— Task —
Copy exactly, and only, the lines starting at the line with "Emit a Python" and ending at the line with "8.65, 11.45, 11.45]". Leave every picture out of the copy.

— Supplied data —
------------------------------
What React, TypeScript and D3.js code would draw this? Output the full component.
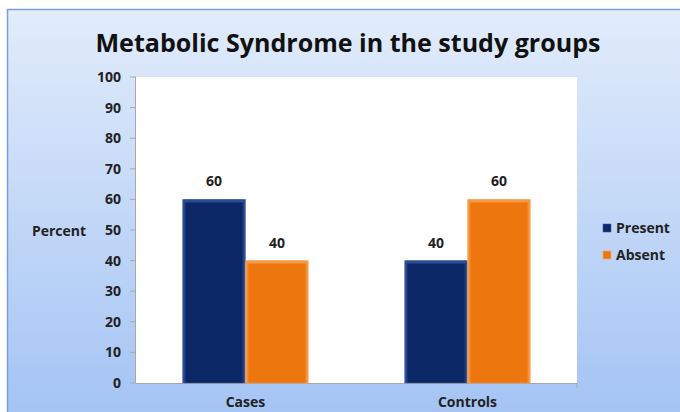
------------------------------
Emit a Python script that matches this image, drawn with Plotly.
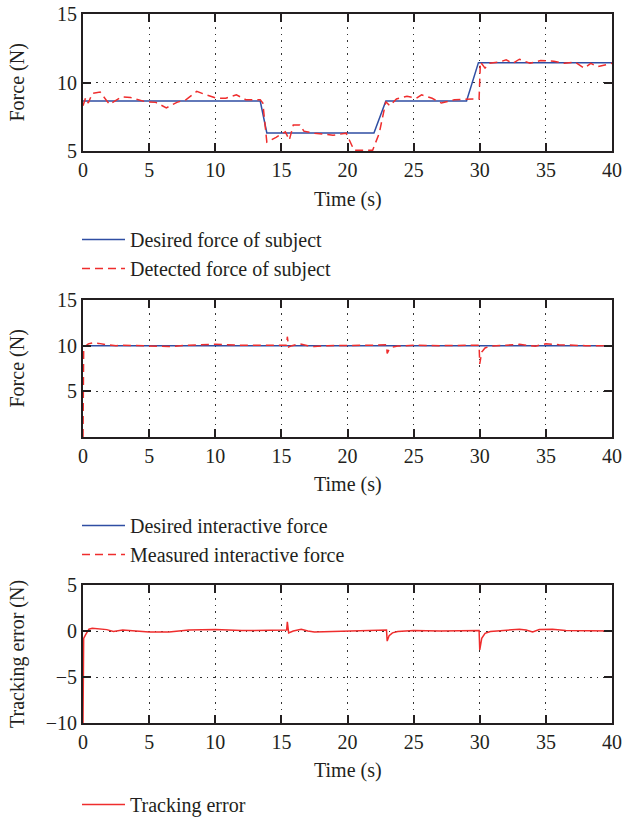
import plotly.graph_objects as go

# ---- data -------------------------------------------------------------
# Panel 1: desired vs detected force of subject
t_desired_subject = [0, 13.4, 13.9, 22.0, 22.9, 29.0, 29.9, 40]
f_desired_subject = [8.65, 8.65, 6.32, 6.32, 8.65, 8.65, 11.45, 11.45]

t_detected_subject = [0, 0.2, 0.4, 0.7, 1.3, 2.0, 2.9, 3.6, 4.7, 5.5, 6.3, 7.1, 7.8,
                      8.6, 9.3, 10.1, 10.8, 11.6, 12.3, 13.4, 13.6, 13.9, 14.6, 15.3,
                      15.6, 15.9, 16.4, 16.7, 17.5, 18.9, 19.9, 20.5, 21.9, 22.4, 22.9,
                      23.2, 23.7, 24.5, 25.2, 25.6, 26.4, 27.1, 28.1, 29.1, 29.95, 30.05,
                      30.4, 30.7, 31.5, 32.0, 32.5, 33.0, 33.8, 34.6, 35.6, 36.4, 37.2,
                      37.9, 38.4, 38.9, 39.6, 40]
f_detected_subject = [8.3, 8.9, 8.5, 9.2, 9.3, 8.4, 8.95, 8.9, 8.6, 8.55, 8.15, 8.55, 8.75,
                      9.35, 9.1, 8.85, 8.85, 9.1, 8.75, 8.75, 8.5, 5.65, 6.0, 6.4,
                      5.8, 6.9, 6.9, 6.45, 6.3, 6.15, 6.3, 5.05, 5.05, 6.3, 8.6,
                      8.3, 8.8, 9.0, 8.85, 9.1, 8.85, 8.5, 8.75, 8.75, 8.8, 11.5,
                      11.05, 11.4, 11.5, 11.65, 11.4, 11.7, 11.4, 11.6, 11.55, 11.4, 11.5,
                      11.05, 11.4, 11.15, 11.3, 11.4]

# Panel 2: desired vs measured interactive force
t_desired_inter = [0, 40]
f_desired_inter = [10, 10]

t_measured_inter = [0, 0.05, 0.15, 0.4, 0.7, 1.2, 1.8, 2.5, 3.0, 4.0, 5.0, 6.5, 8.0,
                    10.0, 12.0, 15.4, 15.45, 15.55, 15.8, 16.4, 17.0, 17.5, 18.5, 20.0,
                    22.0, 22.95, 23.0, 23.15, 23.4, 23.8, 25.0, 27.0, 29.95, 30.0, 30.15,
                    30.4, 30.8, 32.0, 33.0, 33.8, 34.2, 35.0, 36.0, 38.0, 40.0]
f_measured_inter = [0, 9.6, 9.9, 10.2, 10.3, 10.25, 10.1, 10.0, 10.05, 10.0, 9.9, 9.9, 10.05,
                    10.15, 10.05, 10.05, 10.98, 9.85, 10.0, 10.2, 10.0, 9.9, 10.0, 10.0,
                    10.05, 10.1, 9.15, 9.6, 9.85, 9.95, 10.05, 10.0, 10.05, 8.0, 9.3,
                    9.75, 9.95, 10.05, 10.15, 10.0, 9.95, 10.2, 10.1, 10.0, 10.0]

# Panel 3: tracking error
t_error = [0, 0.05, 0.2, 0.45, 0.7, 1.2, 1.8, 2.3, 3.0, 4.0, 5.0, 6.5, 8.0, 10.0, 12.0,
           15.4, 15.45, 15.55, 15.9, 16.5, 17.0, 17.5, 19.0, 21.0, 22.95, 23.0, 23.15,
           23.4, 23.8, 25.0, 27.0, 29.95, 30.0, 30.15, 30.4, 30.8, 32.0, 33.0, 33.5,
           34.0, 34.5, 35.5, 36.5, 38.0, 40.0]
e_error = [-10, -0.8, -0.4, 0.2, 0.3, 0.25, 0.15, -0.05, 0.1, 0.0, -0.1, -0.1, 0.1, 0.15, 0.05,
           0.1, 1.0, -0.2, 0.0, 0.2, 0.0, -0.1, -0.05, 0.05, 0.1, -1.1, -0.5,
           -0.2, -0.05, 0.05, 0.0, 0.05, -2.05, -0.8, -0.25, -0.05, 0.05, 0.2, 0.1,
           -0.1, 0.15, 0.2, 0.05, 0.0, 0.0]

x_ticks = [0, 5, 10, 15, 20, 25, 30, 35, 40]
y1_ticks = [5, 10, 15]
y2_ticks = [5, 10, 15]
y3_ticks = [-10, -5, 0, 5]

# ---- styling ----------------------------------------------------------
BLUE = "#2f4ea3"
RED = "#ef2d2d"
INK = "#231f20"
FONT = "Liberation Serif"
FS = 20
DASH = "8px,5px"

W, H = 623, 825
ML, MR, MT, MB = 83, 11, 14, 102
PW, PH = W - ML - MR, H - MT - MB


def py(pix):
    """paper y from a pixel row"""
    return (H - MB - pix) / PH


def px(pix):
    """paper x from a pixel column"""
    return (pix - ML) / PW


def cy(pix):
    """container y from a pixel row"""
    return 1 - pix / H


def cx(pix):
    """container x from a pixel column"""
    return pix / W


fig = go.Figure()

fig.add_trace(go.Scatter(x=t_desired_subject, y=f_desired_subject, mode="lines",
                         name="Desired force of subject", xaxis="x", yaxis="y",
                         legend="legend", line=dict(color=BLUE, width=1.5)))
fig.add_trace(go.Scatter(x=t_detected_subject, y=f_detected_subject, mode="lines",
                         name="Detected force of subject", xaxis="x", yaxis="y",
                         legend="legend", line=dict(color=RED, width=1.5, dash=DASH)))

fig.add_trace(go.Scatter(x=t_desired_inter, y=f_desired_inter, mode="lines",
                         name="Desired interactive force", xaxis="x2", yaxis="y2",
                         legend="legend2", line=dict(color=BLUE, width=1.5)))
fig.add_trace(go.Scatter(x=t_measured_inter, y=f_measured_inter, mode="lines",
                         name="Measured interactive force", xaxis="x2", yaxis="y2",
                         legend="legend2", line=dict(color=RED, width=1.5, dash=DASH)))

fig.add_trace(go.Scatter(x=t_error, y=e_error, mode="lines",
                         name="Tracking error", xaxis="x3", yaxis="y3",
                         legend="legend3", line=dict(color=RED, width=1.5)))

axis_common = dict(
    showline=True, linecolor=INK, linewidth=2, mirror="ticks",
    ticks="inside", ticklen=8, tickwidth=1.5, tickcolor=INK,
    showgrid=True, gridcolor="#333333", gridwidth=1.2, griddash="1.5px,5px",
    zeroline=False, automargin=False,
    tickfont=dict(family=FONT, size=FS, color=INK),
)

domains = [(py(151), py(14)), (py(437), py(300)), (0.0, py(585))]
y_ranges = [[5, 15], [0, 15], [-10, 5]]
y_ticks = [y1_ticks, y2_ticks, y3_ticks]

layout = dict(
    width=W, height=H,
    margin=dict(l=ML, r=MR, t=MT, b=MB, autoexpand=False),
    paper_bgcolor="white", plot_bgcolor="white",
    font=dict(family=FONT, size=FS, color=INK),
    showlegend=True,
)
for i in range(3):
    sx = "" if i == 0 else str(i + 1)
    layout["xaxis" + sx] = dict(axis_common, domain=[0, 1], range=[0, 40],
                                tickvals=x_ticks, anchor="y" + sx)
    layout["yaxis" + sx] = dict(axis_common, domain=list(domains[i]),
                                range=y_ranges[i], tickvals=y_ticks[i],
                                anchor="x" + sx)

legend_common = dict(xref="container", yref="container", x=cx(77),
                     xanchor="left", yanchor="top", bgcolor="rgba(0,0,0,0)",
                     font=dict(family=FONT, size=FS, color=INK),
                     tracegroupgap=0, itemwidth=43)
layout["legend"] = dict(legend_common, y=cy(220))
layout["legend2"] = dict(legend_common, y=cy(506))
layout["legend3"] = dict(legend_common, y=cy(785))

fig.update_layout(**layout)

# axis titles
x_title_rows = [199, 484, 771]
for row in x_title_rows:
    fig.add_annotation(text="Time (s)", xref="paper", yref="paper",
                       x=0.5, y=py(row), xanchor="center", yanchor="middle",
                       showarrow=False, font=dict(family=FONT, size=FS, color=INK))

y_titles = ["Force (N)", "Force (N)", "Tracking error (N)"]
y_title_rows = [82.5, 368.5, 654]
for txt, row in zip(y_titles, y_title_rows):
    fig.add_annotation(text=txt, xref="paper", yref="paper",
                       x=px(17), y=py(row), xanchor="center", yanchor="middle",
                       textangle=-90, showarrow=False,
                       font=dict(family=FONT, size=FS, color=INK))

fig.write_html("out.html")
------------------------------
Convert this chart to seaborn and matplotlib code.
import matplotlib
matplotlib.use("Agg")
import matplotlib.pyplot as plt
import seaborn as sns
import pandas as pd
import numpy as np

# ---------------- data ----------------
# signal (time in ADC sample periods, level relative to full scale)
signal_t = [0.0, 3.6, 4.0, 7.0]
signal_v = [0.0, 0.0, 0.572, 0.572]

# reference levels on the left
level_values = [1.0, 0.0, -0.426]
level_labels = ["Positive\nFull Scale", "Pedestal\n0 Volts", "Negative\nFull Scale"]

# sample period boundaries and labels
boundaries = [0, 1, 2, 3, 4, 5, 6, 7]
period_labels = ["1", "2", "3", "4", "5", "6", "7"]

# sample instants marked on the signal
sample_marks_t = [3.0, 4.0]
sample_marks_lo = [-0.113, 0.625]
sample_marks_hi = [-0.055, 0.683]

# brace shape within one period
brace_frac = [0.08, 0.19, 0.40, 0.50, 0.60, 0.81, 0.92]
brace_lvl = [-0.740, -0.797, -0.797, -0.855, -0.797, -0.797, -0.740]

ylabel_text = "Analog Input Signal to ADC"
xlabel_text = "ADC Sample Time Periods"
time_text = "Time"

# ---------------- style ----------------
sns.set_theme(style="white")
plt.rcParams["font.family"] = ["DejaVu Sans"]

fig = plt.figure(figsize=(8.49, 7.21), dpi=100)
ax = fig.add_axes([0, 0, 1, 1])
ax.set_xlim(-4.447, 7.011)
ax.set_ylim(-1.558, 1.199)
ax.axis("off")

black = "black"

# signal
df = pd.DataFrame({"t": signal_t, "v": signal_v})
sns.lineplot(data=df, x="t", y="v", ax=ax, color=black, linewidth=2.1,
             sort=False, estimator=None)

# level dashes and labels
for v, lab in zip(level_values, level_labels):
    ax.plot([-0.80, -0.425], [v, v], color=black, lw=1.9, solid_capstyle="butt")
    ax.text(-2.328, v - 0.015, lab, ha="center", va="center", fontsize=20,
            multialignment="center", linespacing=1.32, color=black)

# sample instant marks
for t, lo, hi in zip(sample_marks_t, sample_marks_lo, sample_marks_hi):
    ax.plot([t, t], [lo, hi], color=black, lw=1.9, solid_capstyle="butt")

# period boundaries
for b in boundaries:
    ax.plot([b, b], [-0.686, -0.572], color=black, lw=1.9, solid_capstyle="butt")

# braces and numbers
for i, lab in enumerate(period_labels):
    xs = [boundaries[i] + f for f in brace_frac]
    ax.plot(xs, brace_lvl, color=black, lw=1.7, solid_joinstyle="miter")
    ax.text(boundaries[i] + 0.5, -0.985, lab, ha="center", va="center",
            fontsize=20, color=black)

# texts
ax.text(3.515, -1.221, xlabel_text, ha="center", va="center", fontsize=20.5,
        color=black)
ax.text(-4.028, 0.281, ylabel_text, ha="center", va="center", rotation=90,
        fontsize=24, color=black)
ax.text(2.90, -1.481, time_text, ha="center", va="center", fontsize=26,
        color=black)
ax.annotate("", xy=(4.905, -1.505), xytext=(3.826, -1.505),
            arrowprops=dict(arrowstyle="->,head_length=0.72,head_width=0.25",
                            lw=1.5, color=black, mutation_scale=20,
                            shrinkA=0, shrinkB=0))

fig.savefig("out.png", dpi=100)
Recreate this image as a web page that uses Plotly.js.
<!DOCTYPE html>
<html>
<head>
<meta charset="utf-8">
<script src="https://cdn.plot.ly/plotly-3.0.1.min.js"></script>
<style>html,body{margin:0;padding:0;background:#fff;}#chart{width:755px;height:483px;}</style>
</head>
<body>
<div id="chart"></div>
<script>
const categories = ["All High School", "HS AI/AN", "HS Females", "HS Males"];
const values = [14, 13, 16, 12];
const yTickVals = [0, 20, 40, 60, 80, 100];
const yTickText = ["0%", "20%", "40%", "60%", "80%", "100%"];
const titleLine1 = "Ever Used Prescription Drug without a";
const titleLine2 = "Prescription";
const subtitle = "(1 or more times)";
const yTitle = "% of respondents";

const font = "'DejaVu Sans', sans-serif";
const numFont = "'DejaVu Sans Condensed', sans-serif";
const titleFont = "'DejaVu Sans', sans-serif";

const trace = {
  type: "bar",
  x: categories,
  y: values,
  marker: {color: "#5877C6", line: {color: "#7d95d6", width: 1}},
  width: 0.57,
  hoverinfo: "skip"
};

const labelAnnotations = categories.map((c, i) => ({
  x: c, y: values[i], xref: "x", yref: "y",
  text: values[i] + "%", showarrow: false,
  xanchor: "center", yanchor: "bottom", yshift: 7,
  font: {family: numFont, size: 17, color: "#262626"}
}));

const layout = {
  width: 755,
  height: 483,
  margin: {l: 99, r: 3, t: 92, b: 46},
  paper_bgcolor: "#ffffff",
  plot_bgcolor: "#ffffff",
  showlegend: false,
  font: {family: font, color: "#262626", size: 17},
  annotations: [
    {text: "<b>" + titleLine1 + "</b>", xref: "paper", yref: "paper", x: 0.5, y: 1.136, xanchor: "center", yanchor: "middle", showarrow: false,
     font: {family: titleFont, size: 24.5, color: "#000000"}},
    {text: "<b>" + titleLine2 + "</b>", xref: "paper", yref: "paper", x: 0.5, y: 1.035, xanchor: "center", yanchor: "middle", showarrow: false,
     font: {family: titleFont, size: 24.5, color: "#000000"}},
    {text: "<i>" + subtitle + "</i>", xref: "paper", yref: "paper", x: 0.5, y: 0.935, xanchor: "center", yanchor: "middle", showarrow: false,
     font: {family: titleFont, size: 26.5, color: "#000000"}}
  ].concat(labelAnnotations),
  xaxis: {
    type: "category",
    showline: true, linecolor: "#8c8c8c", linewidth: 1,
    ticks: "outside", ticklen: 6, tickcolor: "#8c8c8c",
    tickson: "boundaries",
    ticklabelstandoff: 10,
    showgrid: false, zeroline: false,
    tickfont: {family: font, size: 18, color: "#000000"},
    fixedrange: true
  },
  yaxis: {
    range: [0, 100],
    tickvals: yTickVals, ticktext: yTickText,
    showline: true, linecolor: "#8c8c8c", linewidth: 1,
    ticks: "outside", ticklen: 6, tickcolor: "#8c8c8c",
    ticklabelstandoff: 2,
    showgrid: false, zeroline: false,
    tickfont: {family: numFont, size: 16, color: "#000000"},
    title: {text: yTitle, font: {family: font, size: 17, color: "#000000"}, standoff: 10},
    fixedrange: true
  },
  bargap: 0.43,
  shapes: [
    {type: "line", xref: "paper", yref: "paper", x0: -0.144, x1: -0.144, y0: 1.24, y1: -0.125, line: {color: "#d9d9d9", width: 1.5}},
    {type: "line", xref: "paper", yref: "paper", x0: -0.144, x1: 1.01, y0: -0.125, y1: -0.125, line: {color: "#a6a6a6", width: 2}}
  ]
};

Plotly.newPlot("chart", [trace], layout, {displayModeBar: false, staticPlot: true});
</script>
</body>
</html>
------------------------------
— Result for this task —
Emit a Python script that matches this image, drawn with Plotly.
import plotly.graph_objects as go

# ---- data -------------------------------------------------------------
# Panel 1: desired vs detected force of subject
t_desired_subject = [0, 13.4, 13.9, 22.0, 22.9, 29.0, 29.9, 40]
f_desired_subject = [8.65, 8.65, 6.32, 6.32, 8.65, 8.65, 11.45, 11.45]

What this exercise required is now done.